We talked that afternoon, the kind of conversation that lazily winds its way through well-trodden stories. Mike stopped talking suddenly. “I pray to God every day that you’ll be able to help me,” he said. “I just want to go back to Greece to die.”
Months later, I still don’t know what to do with this comment. It haunts me. I continue to be shocked by how powerful it is to really be asked by another person for help.
During that second summer with Mike, my flurry of action slowly stopped. I would still bring a newspaper with me most times, but mostly I just sat with him. I was raised by a mother who worked for non-profits and a father who, as a social work professor, researched the causes that led to poverty, and so “systemic” and “cyclical” were words I internalized from a young age. I knew that doing good meant fighting root causes, and that I had to figure out how to leverage limited resources to affect the most change. None of that held true with Mike. The systems and cycles fell away in the face of human relationship. I had learned to be a little calmer the previous year, and that summer I learned how to be present, how to spend an afternoon just being with another person. It was an act of realizing my inability to alleviate such deep pain but not running way because of that.

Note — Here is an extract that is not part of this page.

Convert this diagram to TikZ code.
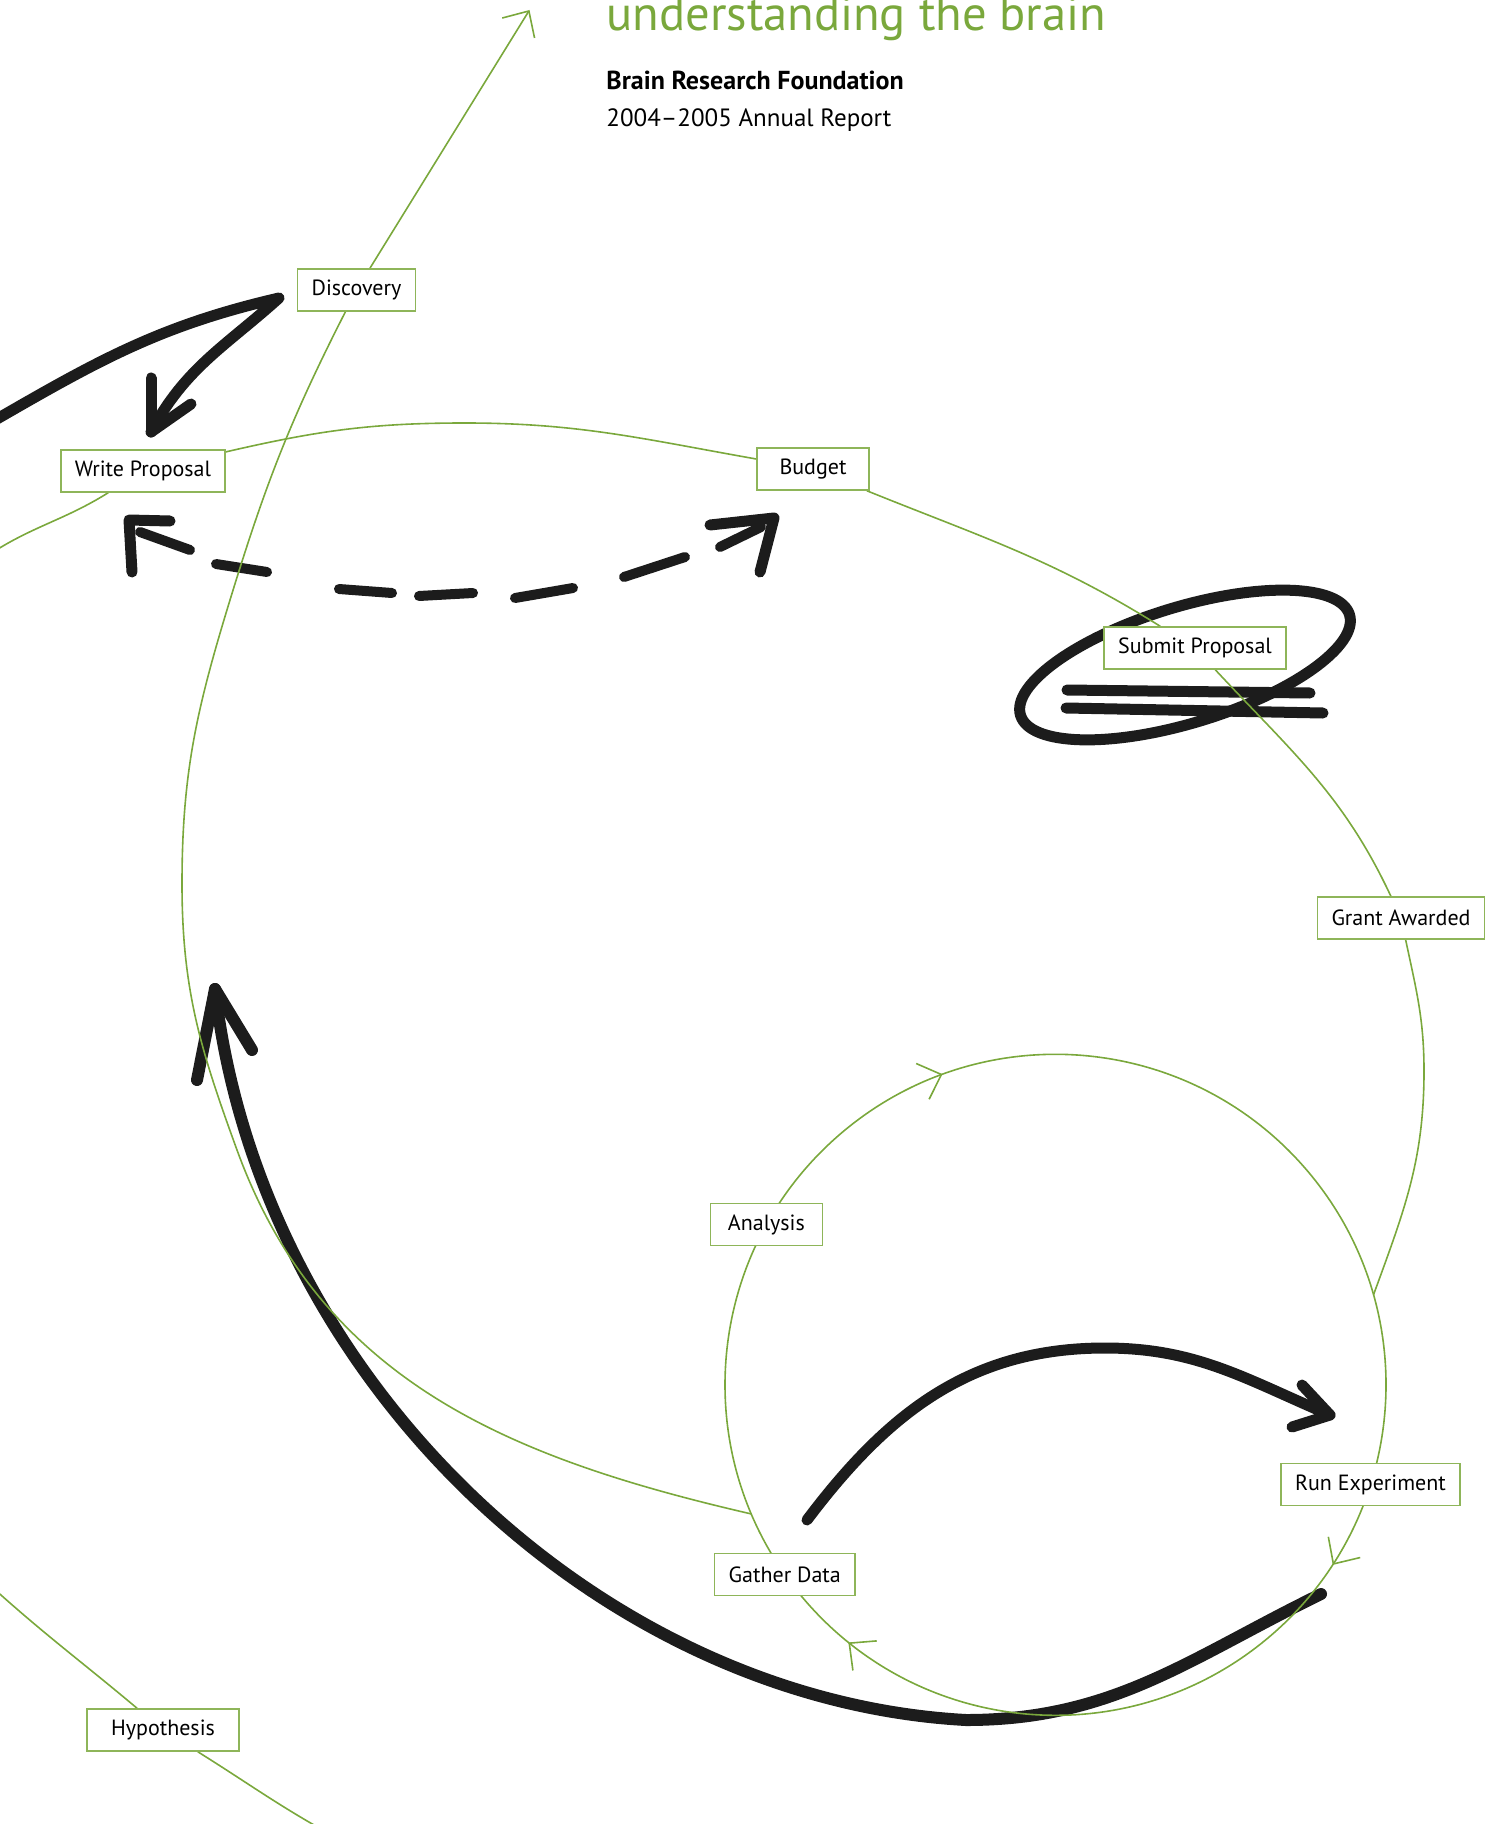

Every time I see him, Mike tells me how disappointed he is with his life. In a span of a couple of minutes, he will often repeat over and over again: “I’m so disappointed, I’m so disappointed.” When I think about the big choices that lie ahead of me in the coming years—choosing a major, finding a career, deciding where to live, starting a family—my orienting goal now is that when giving an account of my life, “I’m so disappointed,” won’t be the only words I have to fall back on. I’m not sure how to ensure that.
On a Friday morning a couple of weeks ago, I took the train into Manhattan to see Mike. It was strange to go from an environment in which everyone I see is between the ages of eighteen and twenty-two to a place where I was the youngest by about seventy years. I found him in better spirits than usual. We talked, he tried to teach me some Greek phrases (mostly unsuccessfully, as usual), and we won fifty cents in a pick-up Bingo game. He asked what I was studying, and I explained that I had been reading a lot of classics, mostly works in ancient Greek. His face lit up at the mention of Greek. “Bravo! Bravo! God bless you!” he exclaimed. And for a minute, the thing that kept me from visiting him—my busy studies at Princeton, also brought us together.
Very well written and emotionally uplifting. We can only hope that sad tales like this are more and more isolated, and that in our old age we can have family and friends to look after us, and keep us company. Bravo for your mitzva of Bikur Cholim.